Well, as with many inter-country comparisons, it depends what you want. A few years ago, the Supreme Court ruled that companies are like people when it comes to political speech. If you’re an American CEO, you probably like that.

Likewise, if you’re concerned about the national deficit, you might hate the idea of publicly funded campaigns and think politicians should just pay their own way (with donations or personal funds) into office.

Germany also has a ton of smaller parties, like Liebich’s, that exist to bring up specific ideas or to mobilize single-issue voters. (Liebich won his seat back, by the way. “I’m very proud of this result,” he said in a Facebook post thanking his supporters.) This year, these small parties included an anti-euro party called the AFD and a “Pirate” party that stood for Internet freedom. But these groups don’t really strive to get any bigger -- they’re generally just happy to maintain their numbers from the previous election, usually somewhere in the realm of 5 to 12 percent of the vote. But they do serve as kind of a release valve for extreme beliefs, potentially making it less likely that debates within big parties would become hijacked by the fringe.

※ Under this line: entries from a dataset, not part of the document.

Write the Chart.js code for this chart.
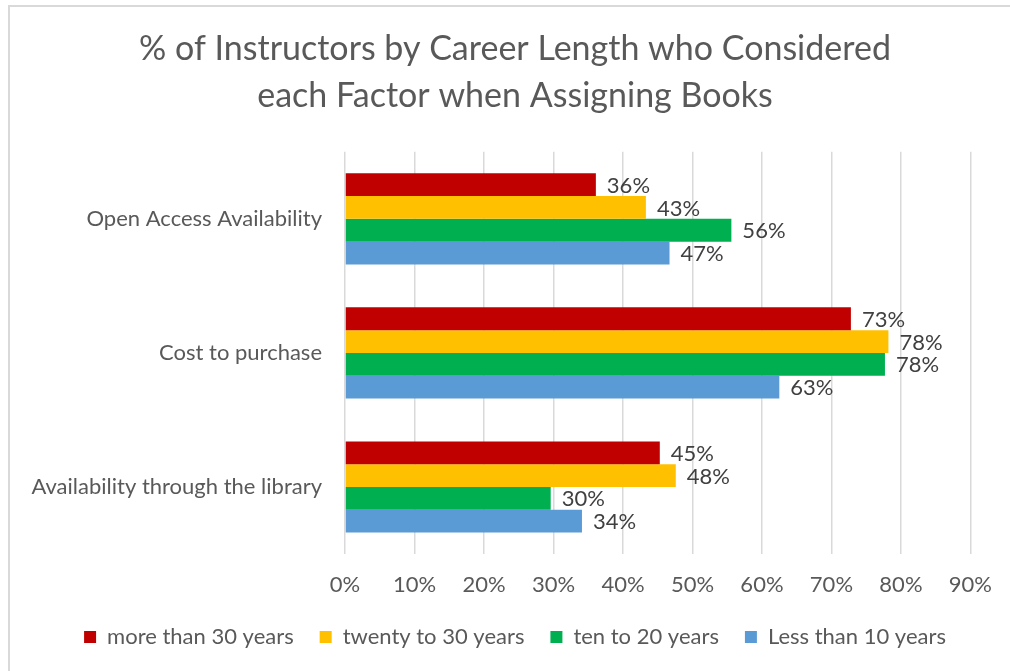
<!DOCTYPE html>
<html>
<head>
<meta charset="utf-8">
<script src="https://cdn.jsdelivr.net/npm/chart.js@4/dist/chart.umd.min.js"></script>
<style>
    html, body { margin: 0; padding: 0; background: #ffffff; }
    #wrap { position: relative; width: 1010px; height: 671px; overflow: hidden; }
    #frame {
        position: absolute; left: 8px; top: 5px; width: 1010px; height: 680px;
        border-top: 2px solid #d9d9d9; border-left: 2px solid #d9d9d9;
    }
    #chart { position: absolute; left: 0; top: 0; }
</style>
</head>
<body>
<div id="wrap">
    <div id="frame"></div>
    <canvas id="chart" width="1010" height="671"></canvas>
</div>
<script>
// Data
const categories = ['Open Access Availability', 'Cost to purchase', 'Availability through the library'];
const seriesNames = ['more than 30 years', 'twenty to 30 years', 'ten to 20 years', 'Less than 10 years'];
const moreThan30 = [36.1, 72.8, 45.3];
const twentyTo30 = [43.3, 78.2, 47.6];
const tenTo20 = [55.6, 77.7, 29.6];
const lessThan10 = [46.7, 62.5, 34.1];
const xTicks = [0, 10, 20, 30, 40, 50, 60, 70, 80, 90];

const colors = ['#C00000', '#FFC000', '#00B050', '#5B9BD5'];
const FONT = 'Lato';
const TEXT = '#595959';
const SIZE = 22;

// Simple value labels at the end of each bar
const barLabels = {
    id: 'barLabels',
    afterDatasetsDraw(chart) {
        const ctx = chart.ctx;
        ctx.save();
        ctx.font = SIZE + 'px ' + FONT;
        ctx.fillStyle = '#404040';
        ctx.textAlign = 'left';
        ctx.textBaseline = 'middle';
        chart.data.datasets.forEach((ds, i) => {
            const meta = chart.getDatasetMeta(i);
            meta.data.forEach((bar, j) => {
                ctx.fillText(Math.round(ds.data[j]) + '%', bar.x + 11, bar.y + 1);
            });
        });
        ctx.restore();
    }
};

// Let the long category label run into the left padding instead of being clipped
const wideLabels = {
    id: 'wideLabels',
    afterLayout(chart) {
        chart.scales.y.left = 0;
    }
};

const seriesData = [moreThan30, twentyTo30, tenTo20, lessThan10];

new Chart(document.getElementById('chart'), {
    type: 'bar',
    data: {
        labels: categories,
        datasets: seriesNames.map((name, i) => ({
            label: name,
            data: seriesData[i],
            backgroundColor: colors[i],
            borderWidth: 0,
            categoryPercentage: 0.68,
            barPercentage: 1.0
        }))
    },
    options: {
        indexAxis: 'y',
        responsive: false,
        animation: false,
        layout: {
            padding: { left: 55, right: 35, top: 0, bottom: 13 }
        },
        plugins: {
            title: {
                display: true,
                text: ['% of Instructors by Career Length who Considered', 'each Factor when Assigning Books'],
                color: TEXT,
                font: { family: FONT, size: 34, weight: 'normal', lineHeight: 1.38 },
                padding: { top: 26, bottom: 32 }
            },
            legend: {
                position: 'bottom',
                labels: {
                    color: TEXT,
                    font: { family: FONT, size: SIZE },
                    boxWidth: 12,
                    boxHeight: 12,
                    padding: 26
                }
            },
            tooltip: { enabled: false }
        },
        scales: {
            x: {
                min: 0,
                max: 90,
                afterBuildTicks: (scale) => {
                    scale.ticks = xTicks.map(v => ({ value: v }));
                },
                afterFit: (scale) => { scale.height = 46; },
                grid: {
                    color: '#d9d9d9',
                    lineWidth: 1.5,
                    drawTicks: false
                },
                border: { display: false },
                ticks: {
                    color: TEXT,
                    font: { family: FONT, size: SIZE },
                    padding: 18,
                    callback: (v) => v + '%'
                }
            },
            y: {
                afterFit: (scale) => { scale.width = 290; },
                grid: { display: false, drawTicks: false },
                border: { display: false },
                ticks: {
                    color: TEXT,
                    font: { family: FONT, size: SIZE },
                    padding: 23
                }
            }
        }
    },
    plugins: [barLabels, wideLabels]
});
</script>
</body>
</html>
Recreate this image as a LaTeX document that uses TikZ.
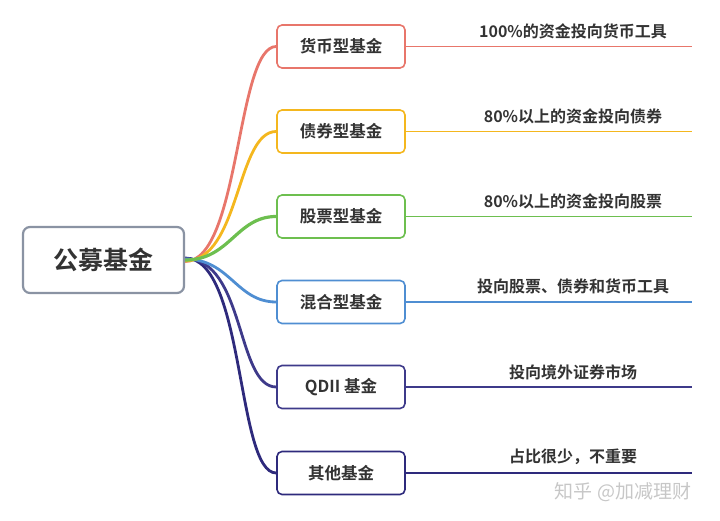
\documentclass[tikz,border=0pt]{standalone}
\usepackage{fontspec}
\usetikzlibrary{backgrounds}
\newfontfamily\cjk{Noto Sans CJK SC}
\newfontfamily\cjkb{Noto Sans CJK SC Bold}
\definecolor{cmoney}{HTML}{E8766B}
\definecolor{cbond}{HTML}{F4B71E}
\definecolor{cstock}{HTML}{6DBF4F}
\definecolor{cmix}{HTML}{4F8ED2}
\definecolor{cqdii}{HTML}{3E3A8A}
\definecolor{cother}{HTML}{2E2A7C}
\definecolor{croot}{HTML}{8A93A3}
\definecolor{ctext}{HTML}{333333}
\begin{document}
\begin{tikzpicture}[x=1pt,y=-1pt,
   rootbox/.style={draw=croot,line width=2.2pt,rounded corners=7pt,fill=white,
     minimum width=161pt,minimum height=66pt,font=\cjkb\fontsize{25}{25}\selectfont,text=ctext},
   fundbox/.style={draw=#1,line width=1.6pt,rounded corners=5pt,fill=white,
     minimum width=128pt,minimum height=43pt,font=\cjkb\fontsize{16.5}{16.5}\selectfont,text=ctext},
   branch/.style={draw=#1,line width=2.8pt},
   rule/.style={draw=#1,line width=1.6pt},
   note/.style={font=\cjkb\fontsize{16}{16}\selectfont,text=ctext}]
   \useasboundingbox (0,0) rectangle (720,521);
   \node[rootbox] (root) at (103.5,260) {公募基金};
   \node[fundbox=cmoney] (money) at (341,46.5) {货币型基金};
   \node[fundbox=cbond] (bond) at (341,131.5) {债券型基金};
   \node[fundbox=cstock] (stock) at (341,216.5) {股票型基金};
   \node[fundbox=cmix] (mix) at (341,302) {混合型基金};
   \node[fundbox=cqdii] (qdii) at (341,387) {QDII 基金};
   \node[fundbox=cother] (other) at (341,473) {其他基金};
   \coordinate (money-end) at (692,46.5);
   \coordinate (bond-end) at (692,131.5);
   \coordinate (stock-end) at (692,216.5);
   \coordinate (mix-end) at (692,302);
   \coordinate (qdii-end) at (692,387);
   \coordinate (other-end) at (692,473);
   \begin{pgfonlayer}{background}
   \draw[branch=cother] ([yshift=2pt]root.east) .. controls +(60,0) and +(-40,0) .. (other.west);
   \draw[branch=cqdii] ([yshift=1.5pt]root.east) .. controls +(60,0) and +(-40,0) .. (qdii.west);
   \draw[branch=cmix] ([yshift=1pt]root.east) .. controls +(45,0) and +(-40,0) .. (mix.west);
   \draw[branch=cmoney] ([yshift=-1.5pt]root.east) .. controls +(55,0) and +(-40,0) .. (money.west);
   \draw[branch=cbond] ([yshift=-1pt]root.east) .. controls +(55,0) and +(-40,0) .. (bond.west);
   \draw[branch=cstock,line width=3.2pt] (root.east) .. controls +(45,0) and +(-40,0) .. (stock.west);
   \end{pgfonlayer}
   \draw[rule=cmoney] (money.east) -- (money-end);
   \draw[rule=cbond] (bond.east) -- (bond-end);
   \draw[rule=cstock] (stock.east) -- (stock-end);
   \draw[rule=cmix] (mix.east) -- (mix-end);
   \draw[rule=cqdii] (qdii.east) -- (qdii-end);
   \draw[rule=cother] (other.east) -- (other-end);
   \node[note] (money-note) at (573,31) {100\%的资金投向货币工具};
   \node[note] (bond-note) at (573,116) {80\%以上的资金投向债券};
   \node[note] (stock-note) at (573,201) {80\%以上的资金投向股票};
   \node[note] (mix-note) at (573,286) {投向股票、债券和货币工具};
   \node[note] (qdii-note) at (573,372) {投向境外证券市场};
   \node[note] (other-note) at (573,457) {占比很少，不重要};
   \node[font=\cjk\fontsize{19}{19}\selectfont,text=black!22] (mark) at (623,492) {知乎 @加减理财};
\end{tikzpicture}
\end{document}
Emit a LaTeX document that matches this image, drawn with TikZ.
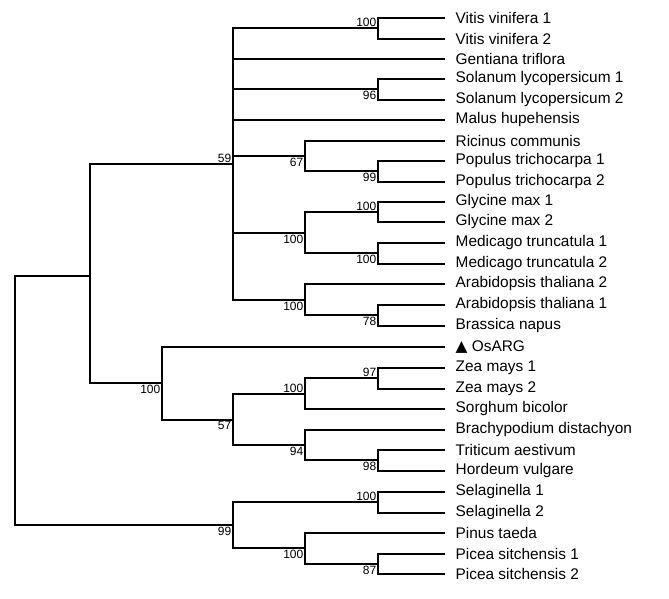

The biggest difference is that the parliamentary system, in Germany and elsewhere, seems to encourage consensus. Germany’s parties -- sometimes even major rivals like the SPD and CDU -- have to form governments together and agree on major decisions, even if they just finished running against each other. If you’re a candidate for chancellor, you can’t eviscerate your opponent in a nasty attack ad, because two months later you might be working shoulder to shoulder to try to fix the euro crisis.

Germans are especially fans of this kind of political harmony because of their national bogeyman, “history” -- which I learned in my four days there is a euphemism for “Holocaust.” Between the kaisers, the Nazis, and the Communists, the country has seen its fair share of rancor, and for the past few decades they’ve been relieved just to have a little peace, love, and civil campaigning.

“After the strong and bloody ideologies of the 20th century, Germans are fed up,” Eckart von Klaeden, a CDU member of the Bundestag, said. “They appreciate pragmatism.”